Czy przerażała Cię Frances McDormand?
Historia powstania "Bilboardów..." sięga 20 lat wstecz. Do napisania scenariusza zainspirowały McDonagha prawdziwe wydarzenia. Podróżując autobusem przez Stany Zjednoczone, w okolicach Alabamy dostrzegł billboardy z bolesnym apelem do policji w sprawie nierozwiązanej zbrodni. Ten obraz zapadł mu w pamięć na lata, a pomysł na film dojrzewał. Gdy uznał, że bohaterką musiała być cierpiąca, zdeterminowana matka, od razu pomyślał o Frances McDormand.
"Trzy billboardy..." to dramat obyczajowy z elementami westernu, ale po trosze także gorzka komedia i klasyczny kryminał. Bohaterką jest samotna matka, której córka została zgwałcona i zamordowana przez nieznanych sprawców. Gdy w ciągu kolejnych miesięcy nie udaje się ich znaleźć, załamana wynajmuje tytułowe billboardy za miastem, których treść układa się w zarzut pod adresem stróżów prawa. Mają wzbudzić w nich poczucie winy i zmusić do działania. Efekt, jaki wywołają, nie do końca pokryje się z zamiarami bohaterki, ale wszyscy, których dotyczy, przejdą wielką przemianę. Włącznie z samą matką. Właśnie ta przemiana bohaterów stanowi o sile filmu. I oczywiście kreacje aktorskie, z których ta największa należy do Frances McDormand.
Opowieść o tym, jak Frances pracowała nad rolą, brzmi fascynująco. Gdy ją w końcu przyjęła, uzmysłowiła sobie, że bohaterka - samotna mścicielka - to kobiecy odpowiednik bohatera najgłośniejszych westernów w historii kina - Johna Wayne'a.

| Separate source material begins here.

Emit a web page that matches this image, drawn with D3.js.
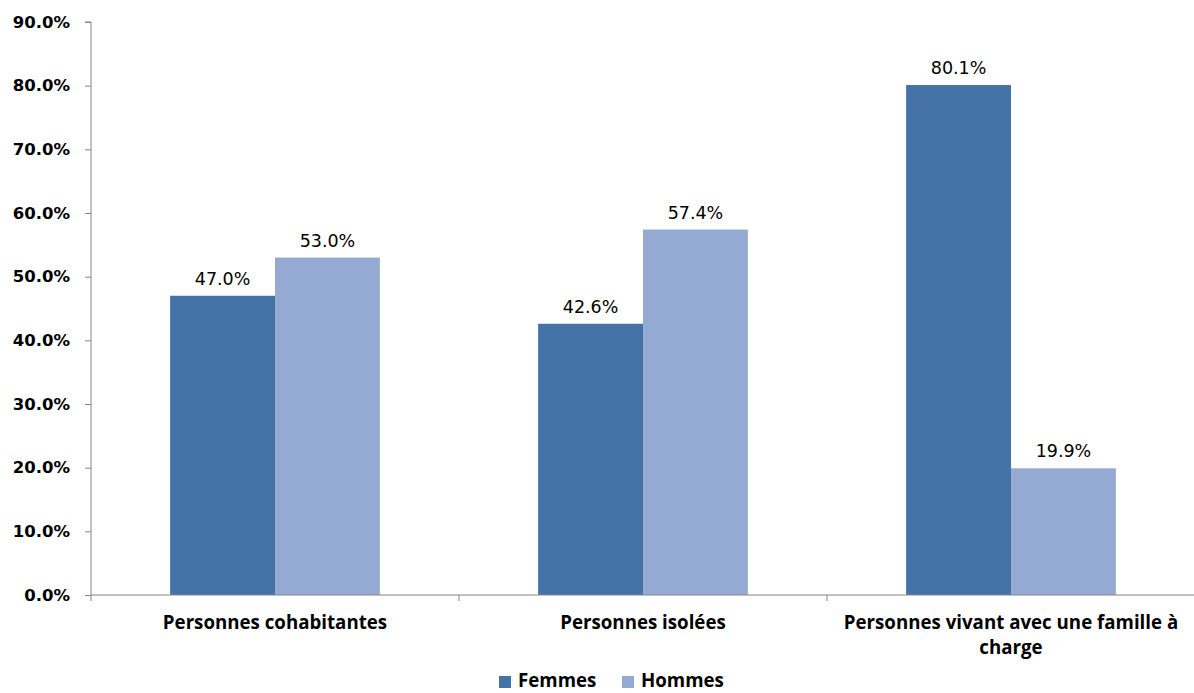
<!DOCTYPE html>
<html><head><meta charset="utf-8">
<script src="https://cdn.jsdelivr.net/npm/d3@7"></script>
<style>body{margin:0;background:#fff}</style>
</head><body>
<svg id="c" width="1194" height="693"></svg>
<script>
const categories = ["Personnes cohabitantes", "Personnes isolées", "Personnes vivant avec une famille à charge"];
const seriesNames = ["Femmes", "Hommes"];
const femmes = [47.0, 42.6, 80.1];
const hommes = [53.0, 57.4, 19.9];
const yTicks = [0, 10, 20, 30, 40, 50, 60, 70, 80, 90];
const colors = ["#4673A7", "#95AAD2"];

const svg = d3.select("#c");
const pL = 91, pR = 1195, pT = 22, pB = 595;
const x = d3.scaleBand().domain(categories).range([pL, pR]).paddingInner(0).paddingOuter(0);
const y = d3.scaleLinear().domain([0, 90]).range([pB, pT]);
const groupW = x.bandwidth() * 0.57;
const xs = d3.scaleBand().domain(seriesNames).range([0, groupW]).padding(0);
const values = [femmes, hommes];

const g = svg.append("g");
seriesNames.forEach((s, si) => {
  g.selectAll(".bar" + si).data(categories).enter().append("rect")
    .attr("x", d => x(d) + (x.bandwidth() - groupW) / 2 + xs(s))
    .attr("y", (d, i) => y(values[si][i]))
    .attr("width", xs.bandwidth())
    .attr("height", (d, i) => pB - y(values[si][i]))
    .attr("fill", colors[si]);
  g.selectAll(".lab" + si).data(categories).enter().append("text")
    .attr("x", d => x(d) + (x.bandwidth() - groupW) / 2 + xs(s) + xs.bandwidth() / 2)
    .attr("y", (d, i) => y(values[si][i]) - 11)
    .attr("text-anchor", "middle")
    .attr("font-family", "DejaVu Sans, Verdana, sans-serif")
    .attr("font-size", 17.5)
    .attr("fill", "#000")
    .text((d, i) => values[si][i].toFixed(1) + "%");
});

const yAxis = d3.axisLeft(y).tickValues(yTicks).tickSize(6).tickPadding(15).tickFormat(d => d.toFixed(1) + "%");
const ya = svg.append("g").attr("transform", `translate(${pL},0)`).call(yAxis);
ya.select(".domain").attr("stroke", "#868686").attr("d", `M-6,${pT}H0V${pB}`);
ya.selectAll(".tick line").attr("stroke", "#868686");
ya.selectAll(".tick text").attr("font-family", "DejaVu Sans, Verdana, sans-serif").attr("font-weight", "bold").attr("font-size", 16.5).attr("fill", "#000");

const xa = svg.append("g").attr("transform", `translate(0,${pB})`);
xa.append("line").attr("x1", pL).attr("x2", 1194).attr("y1", 0).attr("y2", 0).attr("stroke", "#868686");
const bounds = categories.map(c => x(c)).concat([x(categories[categories.length - 1]) + x.bandwidth()]);
xa.selectAll(".xt").data(bounds).enter().append("line")
  .attr("x1", d => d).attr("x2", d => d).attr("y1", 0).attr("y2", 6).attr("stroke", "#868686");

const catLines = [["Personnes cohabitantes"], ["Personnes isolées"], ["Personnes vivant avec une famille à", "charge"]];
categories.forEach((c, i) => {
  const t = xa.append("text").attr("text-anchor", "middle")
    .attr("font-family", "Open Sans, sans-serif").attr("font-weight", "bold").attr("font-size", 18.7).attr("fill", "#000");
  catLines[i].forEach((ln, li) => {
    t.append("tspan").attr("x", x(c) + x.bandwidth() / 2).attr("y", 34 + li * 25).text(ln);
  });
});

const leg = svg.append("g");
const legX = [499, 622];
seriesNames.forEach((s, si) => {
  leg.append("rect").attr("x", legX[si]).attr("y", 676).attr("width", 12).attr("height", 12).attr("fill", colors[si]);
  leg.append("text").attr("x", legX[si] + 19).attr("y", 687)
    .attr("font-family", "Open Sans, sans-serif").attr("font-weight", "bold").attr("font-size", 18.7).attr("fill", "#000").text(s);
});
</script>
</body></html>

Postanowiła więc obejrzeć wszystkie opowieści o Dzikim Zachodzie z udziałem aktora, począwszy od słynnego "Dyliżansu" Johna Forda, w którym narodził się charakterystyczny typ bohatera, jakiego odgrywał do końca życia Wayne - twardego, sprawiedliwego mężczyzny, walczącego o swoje ideały.

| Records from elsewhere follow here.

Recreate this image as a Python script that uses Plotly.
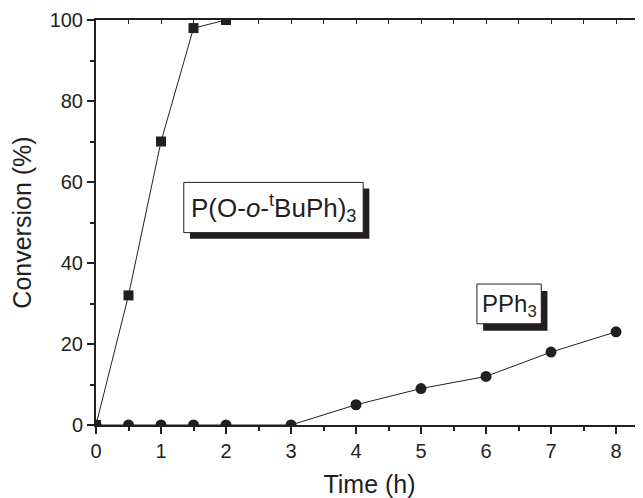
import plotly.graph_objects as go

time_phos = [0, 0.5, 1, 1.5, 2]
conv_phos = [0, 32, 70, 98, 100]
time_pph3 = [0, 0.5, 1, 1.5, 2, 3, 4, 5, 6, 7, 8]
conv_pph3 = [0, 0, 0, 0, 0, 0, 5, 9, 12, 18, 23]

label_phos = "P(O-<i>o</i>-<sup>t</sup>BuPh)<sub>3</sub>"
label_pph3 = "PPh<sub>3</sub>"

ink = "#231f20"
font = "Liberation Sans, Arial, sans-serif"

fig = go.Figure()
fig.add_trace(go.Scatter(x=time_pph3, y=conv_pph3, mode="lines+markers",
                         line=dict(color=ink, width=1),
                         marker=dict(symbol="circle", size=11, color=ink),
                         showlegend=False))
fig.add_trace(go.Scatter(x=time_phos, y=conv_phos, mode="lines+markers",
                         line=dict(color=ink, width=1),
                         marker=dict(symbol="square", size=10, color=ink),
                         showlegend=False))
# dummy trace for top axis
fig.add_trace(go.Scatter(x=[0], y=[0], xaxis="x2", mode="markers",
                         marker=dict(opacity=0), showlegend=False, hoverinfo="skip"))

def boxed(x0, x1, y0, y1, dx, dy):
    # shadow
    fig.add_shape(type="rect", xref="x", yref="y", x0=x0 + dx, x1=x1 + dx,
                  y0=y0 - dy, y1=y1 - dy, fillcolor=ink, line=dict(width=0), layer="above")
    fig.add_shape(type="rect", xref="x", yref="y", x0=x0, x1=x1, y0=y0, y1=y1,
                  fillcolor="white", line=dict(color=ink, width=1), layer="above")

boxed(1.35, 4.11, 47.5, 59.9, 0.095, 1.5)
boxed(5.86, 6.85, 25.0, 34.8, 0.095, 1.7)

fig.add_annotation(x=2.73, y=53.5, xref="x", yref="y", text=label_phos, showarrow=False,
                   font=dict(family=font, size=26, color=ink))
fig.add_annotation(x=6.355, y=29.6, xref="x", yref="y", text=label_pph3, showarrow=False,
                   font=dict(family=font, size=24, color=ink))

# page body adds an 8px offset; margins compensate
fig.update_layout(
    width=643, height=498,
    margin=dict(l=88, r=8, t=12, b=81),
    paper_bgcolor="white", plot_bgcolor="white",
    font=dict(family=font, color=ink),
    xaxis=dict(range=[0, 8.415], tickmode="array", tickvals=[0, 1, 2, 3, 4, 5, 6, 7, 8],
               automargin=False,
               ticks="outside", ticklen=7, tickwidth=1.5, tickcolor=ink,
               minor=dict(ticks="outside", ticklen=4, dtick=0.5, tick0=0, tickcolor=ink, tickwidth=1.5),
               showline=True, linecolor=ink, linewidth=2, showgrid=False, zeroline=False,
               tickfont=dict(size=20, family=font, color=ink),
               title=dict(text="Time (h)", font=dict(size=25, family=font, color=ink), standoff=14)),
    xaxis2=dict(overlaying="x", side="top", matches="x", range=[0, 8.415], automargin=False,
                dtick=0.5, tick0=0, ticks="inside", ticklen=4, tickwidth=1, tickcolor=ink,
                showticklabels=False, showline=True, linecolor=ink, linewidth=2,
                showgrid=False, zeroline=False),
    yaxis=dict(range=[0, 100], tickvals=[0, 20, 40, 60, 80, 100], automargin=False,
               ticks="outside", ticklen=7, tickwidth=1.5, tickcolor=ink,
               minor=dict(ticks="outside", ticklen=4, dtick=10, tick0=0, tickcolor=ink, tickwidth=1.5),
               showline=True, linecolor=ink, linewidth=2, showgrid=False, zeroline=False,
               tickfont=dict(size=20, family=font, color=ink),
               title=dict(text="Conversion (%)", font=dict(size=25, family=font, color=ink), standoff=12)),
)

fig.write_html("out.html")
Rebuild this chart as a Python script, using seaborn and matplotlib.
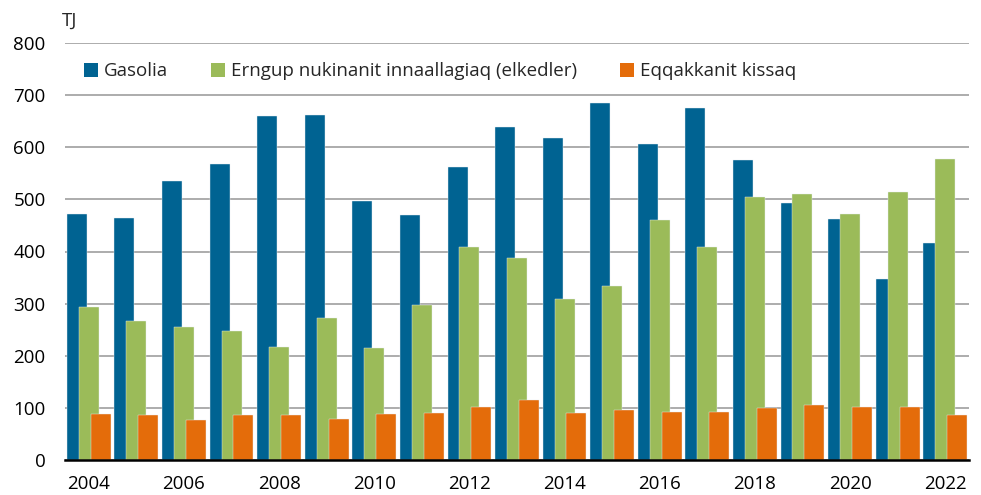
import matplotlib
matplotlib.use("Agg")
import matplotlib.pyplot as plt
from matplotlib.patches import Patch
import numpy as np
import pandas as pd
import seaborn as sns

# Data (TJ)
years = list(range(2004, 2023))
gasolia = [471, 465, 535, 567, 660, 662, 496, 470, 563, 638, 618, 685, 606, 676, 576, 493, 462, 347, 417]
elkedler = [294, 267, 256, 248, 217, 273, 215, 297, 409, 388, 309, 333, 461, 409, 504, 510, 472, 514, 577]
kissaq = [88, 86, 77, 86, 86, 79, 89, 90, 102, 116, 91, 96, 92, 92, 99, 105, 102, 102, 86]

series_names = ["Gasolia", "Erngup nukinanit innaallagiaq (elkedler)", "Eqqakkanit kissaq"]
colors = ["#006392", "#9BBB59", "#E46C0A"]
offsets = [-0.25, 0.0, 0.25]

sns.set_style("white")
plt.rcParams["font.family"] = ["Open Sans", "DejaVu Sans"]

fig = plt.figure(figsize=(9.81, 4.95), dpi=100)
ax = fig.add_axes([65 / 981, 1 - 460 / 495, 904 / 981, 417 / 495])

# overlapping bars like the Excel original: one barplot per series, shifted
for vals, name, col, off in zip([gasolia, elkedler, kissaq], series_names, colors, offsets):
    df = pd.DataFrame({"x": np.array(years) + off, "y": vals})
    sns.barplot(data=df, x="x", y="y", native_scale=True, width=0.42,
                color=col, saturation=1, edgecolor="#e8eef2", linewidth=0.3,
                ax=ax, zorder=3)

ax.set_xlim(years[0] - 0.5, years[-1] + 0.5)
ax.set_ylim(0, 800)
ax.set_yticks(range(0, 801, 100))
ax.set_xticks(years[::2])
ax.set_xticklabels([str(y) for y in years[::2]])
ax.set_xlabel("")
ax.set_ylabel("")
ax.tick_params(axis="both", length=0, labelsize=13.5, colors="#000000")
ax.tick_params(axis="y", pad=14)
ax.tick_params(axis="x", pad=11)

ax.yaxis.grid(True, color="#a6a6a6", linewidth=1.3, zorder=0)
ax.set_axisbelow(True)
for s in ["left", "right", "top"]:
    ax.spines[s].set_visible(False)
ax.spines["bottom"].set_color("black")
ax.spines["bottom"].set_linewidth(1.8)
ax.spines["bottom"].set_zorder(5)

handles = [Patch(facecolor=c, edgecolor="none") for c in colors]
ax.legend(handles, series_names, ncol=3, loc="upper left",
          bbox_to_anchor=(0.013, 0.972), frameon=False, fontsize=13.5,
          handlelength=0.75, handleheight=0.75, handletextpad=0.3,
          columnspacing=2.3, borderaxespad=0)

fig.text(62 / 981, 1 - 21 / 495, "TJ", fontsize=13.5, va="center", ha="left")

fig.savefig("out.png", dpi=100)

I rzeczywiście, pierwsze, co nas uderza podczas projekcji "Bilboardów...", to odkrycie, że Frances zagrała jak mężczyzna. W sposób, jakiego nie powstydziłby się sam John Wayne. McDonagh nazywa ją największą aktorką swojego pokolenia i od razu słyszy od dziennikarza "Timesa", któremu o tym opowiada, pytanie: "A Meryl Streep?". Frances, o 8 lat młodsza od trzykrotnej laureatki Oscara (przypomnijmy - i w tym roku nominowana do statuetki za rolę w "Czwartej władzy" Spielberga), gra o wiele mniej. Ale też dzięki temu wolna jest od maniery, w jaką ostatnimi czasy zaczęła popadać Meryl. Obie są wielkimi artystkami, a próby stopniowania ich talentu wydają się zbędne. Z pewnością mowa o aktorkach porównywalnej klasy. Wydaje się jednak, że w bieżącym roku nawet Meryl nie jest w stanie Frances zagrozić.

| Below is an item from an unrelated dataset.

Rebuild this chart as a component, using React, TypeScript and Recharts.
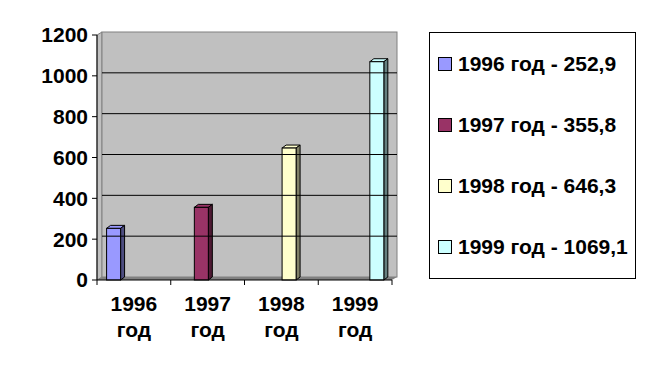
import { BarChart, Bar, XAxis, YAxis, ReferenceArea, ReferenceLine } from 'recharts';

const years = ['1996', '1997', '1998', '1999'];
const values = [252.9, 355.8, 646.3, 1069.1];
const seriesNames = ['1996 год - 252,9', '1997 год - 355,8', '1998 год - 646,3', '1999 год - 1069,1'];
const fills = ['#9999FF', '#993366', '#FFFFCC', '#CCFFFF'];
const sides = ['#4D4D80', '#4D1A33', '#808066', '#668080'];
const yTicks = [0, 200, 400, 600, 800, 1000, 1200];
const gridValues = [200, 400, 600, 800, 1000];

const W = 645;
const H = 365;
const margin = { top: 35, right: 253, bottom: 0, left: 37 };
const band = (W - margin.right - margin.left - 60) / years.length;
const FONT = '"Liberation Sans", Arial, sans-serif';
const FS = 21;

// one row per year, each series only has a value in its own year
const data = years.map((y, i) => {
  const row: any = { name: y };
  years.forEach((_, j) => { row['s' + j] = i === j ? values[i] : null; });
  return row;
});

const bar3d = (fill: string, side: string) => (p: any) => {
  const { x, y, width, height } = p;
  if (!height || height <= 0) return <g />;
  const d = 4, e = 3;
  return (
    <g>
      <polygon points={`${x},${y} ${x + d},${y - e} ${x + width + d},${y - e} ${x + width},${y}`} fill={fill} stroke="#000" />
      <polygon points={`${x + width},${y} ${x + width + d},${y - e} ${x + width + d},${y + height - e} ${x + width},${y + height}`} fill={side} stroke="#000" />
      <rect x={x} y={y} width={width} height={height} fill={fill} stroke="#000" />
    </g>
  );
};

const Wall = (p: any) => {
  const { x, y, width, height } = p;
  const d = 5, e = 3;
  return (
    <g>
      <polygon points={`${x},${y} ${x + d},${y - e} ${x + d},${y + height - e} ${x},${y + height}`} fill="#c0c0c0" stroke="#808080" />
      <rect x={x + d} y={y - e} width={width} height={height} fill="#c0c0c0" stroke="#808080" />
      <polygon points={`${x},${y + height} ${x + d},${y + height - e} ${x + width + d},${y + height - e} ${x + width},${y + height}`} fill="#808080" />
    </g>
  );
};

const GridLine = (p: any) => {
  const { x1, x2, y1 } = p;
  return <line x1={x1 + 5} x2={x2 + 5} y1={y1 - 3} y2={y1 - 3} stroke="#000" strokeWidth={1} />;
};

const XTick = (p: any) => {
  const { x, y, payload, index } = p;
  return (
    <g>
      <line x1={x - band / 2} x2={x - band / 2} y1={y} y2={y + 5} stroke="#000" />
      {index === years.length - 1 && <line x1={x + band / 2} x2={x + band / 2} y1={y} y2={y + 5} stroke="#000" />}
      <text x={x} y={y + 31} textAnchor="middle" fontFamily={FONT} fontSize={FS} fontWeight="bold" fill="#000">{payload.value}</text>
      <text x={x} y={y + 57} textAnchor="middle" fontFamily={FONT} fontSize={FS} fontWeight="bold" fill="#000">год</text>
    </g>
  );
};

const LegendBox = () => (
  <div style={{ position: 'absolute', left: 429, top: 32, width: 207, height: 247, border: '1px solid #000', boxSizing: 'border-box', fontFamily: FONT, fontSize: FS, fontWeight: 'bold', color: '#000', background: '#fff' }}>
    {seriesNames.map((n, i) => (
      <div key={n} style={{ position: 'absolute', left: 8, top: 31 + i * 61 - 12, height: 24, display: 'flex', alignItems: 'center', whiteSpace: 'nowrap' }}>
        <span style={{ display: 'inline-block', width: 12, height: 12, border: '1px solid #000', background: fills[i], marginRight: 6 }} />
        <span>{n}</span>
      </div>
    ))}
  </div>
);

export default function App() {
  return (
    <div style={{ position: 'absolute', left: 0, top: 0, width: W, height: H, background: '#fff' }}>
      <BarChart width={W} height={H} data={data} margin={margin} barCategoryGap="13%" barGap={0}>
        <ReferenceArea y1={0} y2={1200} shape={Wall} ifOverflow="visible" />
        {gridValues.map((v) => (
          <ReferenceLine key={v} y={v} shape={GridLine} ifOverflow="visible" />
        ))}
        <XAxis dataKey="name" axisLine={{ stroke: '#000' }} tickLine={false} tickSize={0} tickMargin={0} tick={XTick} interval={0} height={85} />
        <YAxis domain={[0, 1200]} ticks={yTicks} interval={0} width={60} axisLine={{ stroke: '#000' }} tickLine={{ stroke: '#000' }} tickSize={5} tickMargin={4}
          tick={{ fontFamily: FONT, fontSize: FS, fontWeight: 'bold', fill: '#000' }} />
        {years.map((_, i) => (
          <Bar key={i} dataKey={'s' + i} name={seriesNames[i]} fill={fills[i]} shape={bar3d(fills[i], sides[i])} isAnimationActive={false} />
        ))}
      </BarChart>
      <LegendBox />
    </div>
  );
}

Sam Rockwell - w filmie grający homofobicznego policjanta, który w finale okaże się szlachetnym człowiekiem (także oscarowy pewniak na drugim planie), opowiada o doświadczeniach pracy z Frances. "Największym komplementem, jaki mogę powiedzieć o Frances, jest to, że ludzie pytali mnie: Czy przerażała cię na planie genialna McDormand?. Odpowiadałem, że nie bardzo, ale byłem faktycznie zdenerwowany, gdy zostałem sam na sam z wielką aktorką. Pracowałem z wieloma świetnymi aktorami. Ona naprawdę jest mocarna. Myślę, że to, co w niej najlepsze, to uczciwość. Jej potrzeba pokazania prawdy jest absolutnie wyjątkowa".